Acapulco was once known as the place Hollywood stars went on holiday. But the area around the resort is now home to violent drugs gangs, and last month, the region was hit by devastating floods and mudslides that killed dozens of people.
Normally the high-pitched sound of children playing inside a sports hall would be a happy one.
But as we bustled past the armed guards on the door, muttering our introductions to the officials, it was clear this was no fun kids’ day out.
These children, with their parents and grandparents watching on, were homeless, displaced by the days of non-stop rain and mudslides caused by two hurricanes hitting Mexico at once.
In emergency shelters across the country, from the western jungles of Oaxaca to the Gulf of Mexico, survivors are telling stories of having lost everything in the floods. But few have suffered as much as the people inside this particular building.
One woman had lost her four daughters, aged from two to ten years old, dragged away by the swollen river. Only the youngest’s body had washed up.
On the patio of the sports hall, huddled underneath an awning, were the villagers of La Pintada, once a thriving coffee-growing village in the mountains of Guerrero, now a byword for the loss and destruction of Hurricane Manuel.
The local people had been eating an Independence Day lunch when tragedy struck. Their quiet anonymous lives were uprooted in an instant as a huge mudslide engulfed the streets and plazas, flattening their rickety homes and leaving at least 68 villagers dead.
It was the worst single event of the storms, and the victims, gathered in a tent on the outskirts of Acapulco, were staring into the middle distance, some of them barefoot, clutching naked children in their arms.
“There was nothing we could do,” Margarito Hernandez said, as we took a seat on a bright yellow bench.
The young carpenter lost his father, his brother and his sister-in-law in the landslide when the truck they were travelling in was covered by the tonnes of earth that fell from the mountainside.
He was only saved because they had told him to put some tools away in his workshop while they ran an errand.
Margarito described how the mud was like a “swamp” and that “if you stepped on it, you’d go under too”.
He told a harrowing tale of running through the streets fruitlessly searching for his father’s pick-up until the terrible realisation of what had happened.
He found his mother on the floor of their home, hysterical with grief but had to leave her to trek with some of the other young men to the next town to get word to the authorities of what had happened.
It is all too much for any 18-year-old to endure.
His final heartbreaking comment was that Mexican President Enrique Pena Nieto had visited the shelter a day before and Margarito had spoken to him.
“What did you ask him for?” I asked. “A visa to the United States,” he replied without a hint of irony. “I have aunts there, maybe I can finally meet them in person now.”
Over the noise of the rotor blades, I asked one of the soldiers if this was normally drug-trafficking territory, the mountains being the perfect altitude and climate for the production of Acapulco Gold, the region’s famous strain of marijuana.

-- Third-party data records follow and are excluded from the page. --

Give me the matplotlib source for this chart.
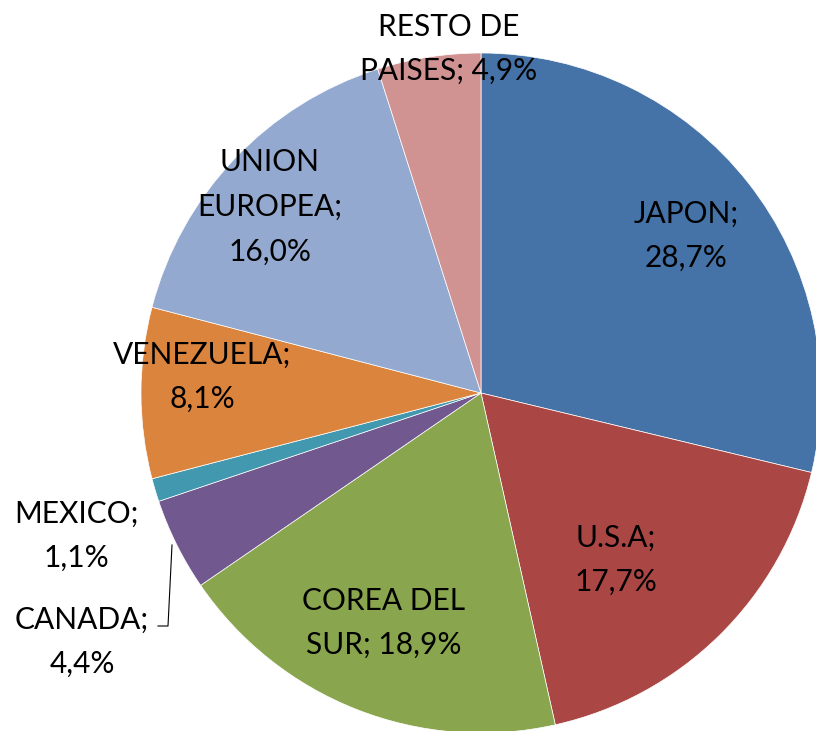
import matplotlib.pyplot as plt

# --- DATA ---
paises = ["JAPON", "U.S.A", "COREA DEL SUR", "CANADA", "MEXICO",
          "VENEZUELA", "UNION EUROPEA", "RESTO DE PAISES"]
porcentajes = [28.7, 17.7, 18.9, 4.4, 1.1, 8.1, 16.0, 4.9]
colores = ["#4572A7", "#AA4643", "#89A54E", "#71588F", "#4198AF",
           "#DB843D", "#93A9CF", "#D19392"]

# label text (line broken like the original) and its centre in pixels (from top)
etiquetas = [
    ("JAPON;\n28,7%", 686, 236),
    ("U.S.A;\n17,7%", 616, 560),
    ("COREA DEL\nSUR; 18,9%", 384, 623),
    ("CANADA;\n4,4%", 82, 642),
    ("MEXICO;\n1,1%", 76, 536),
    ("VENEZUELA;\n8,1%", 202, 377),
    ("UNION\nEUROPEA;\n16,0%", 270, 207),
    ("RESTO DE\nPAISES; 4,9%", 449, 49),
]

W, H = 816, 731
fig = plt.figure(figsize=(W / 100, H / 100), dpi=100)
ax = fig.add_axes([0, 0, 1, 1])

ax.pie(porcentajes, colors=colores, startangle=90, counterclock=False,
       center=(481, H - 393), radius=340,
       wedgeprops={"edgecolor": "white", "linewidth": 0.5})
ax.set_xlim(0, W)
ax.set_ylim(0, H)
ax.set_aspect("equal")
ax.axis("off")

for txt, x, y in etiquetas:
    ax.text(x, H - y, txt, ha="center", va="center", fontsize=21.5,
            family="Lato", color="black", linespacing=1.72)

# leader line for CANADA
ax.plot([172, 168, 158], [H - 545, H - 626, H - 626], color="black", lw=0.8)

fig.savefig("out.png", dpi=100)
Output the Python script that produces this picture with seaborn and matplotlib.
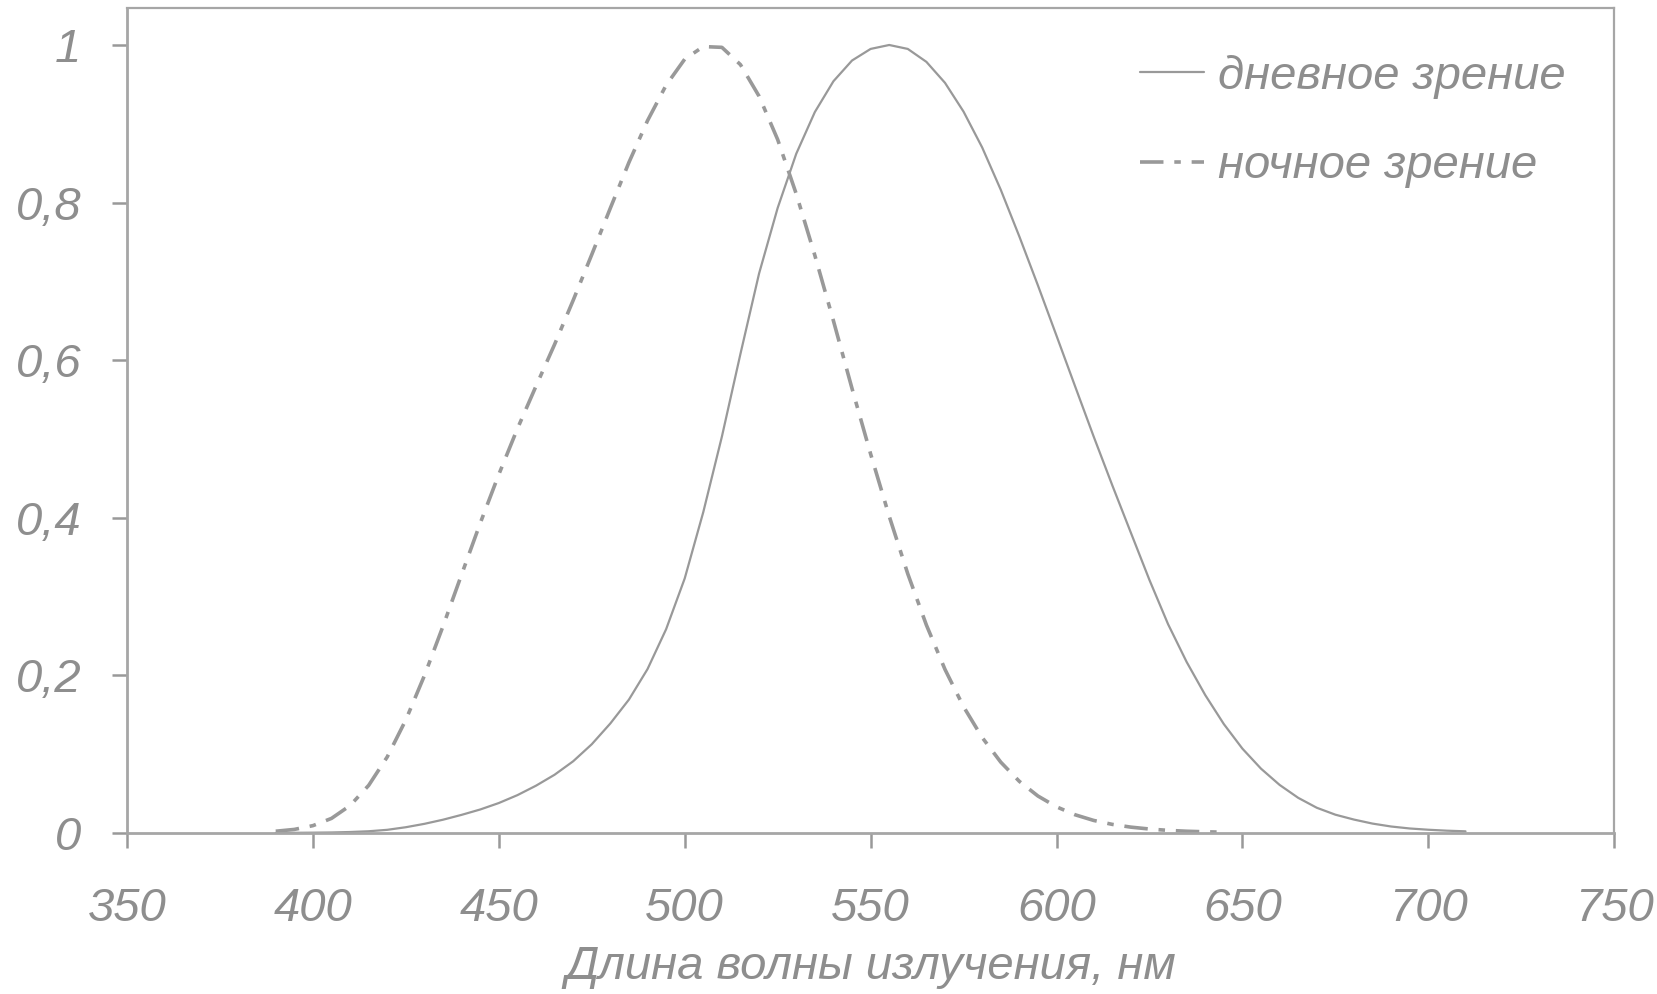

“Normally, yes. “Los Caballeros,” shouted back the soldier, referring to The Knights Templar, a particularly violent and cult-like gang which operates in these hills.
Like everyone else, the cartels were being hampered by the floods. Another TV crew we know walked through waterlogged opium fields as the rains washed away illegal poppy plantations and farmers’ maize crops alike.
The cartel’s presence was another reason some communities were too frightened to leave their homes and make the trek to safety.
Acapulco, too, seems a shadow of its former self.
The famous hideaway for the Hollywood stars, a place where the Clintons took their honeymoon, is looking washed up, an undercurrent of street crime never far from the crumbling facades of its beach-front hotels.
As we drove down the promenade known as the Costera, in search of a coffee shop with sufficient wi-fi to send our material back to London, we stopped at some traffic lights.
Suddenly, we heard the unmistakeable crack of gunfire – shots were being exchanged on the road behind. People began to scatter, others got out of their cars.
We could see the police with their automatic weapons raised, pointing at unknown assailants on the other side of the road.
With a gun battle in broad daylight in the heart of one of Mexico’s tourist hotspots, while nearby villagers struggled with their grief, it is little wonder that Margarito wants to leave.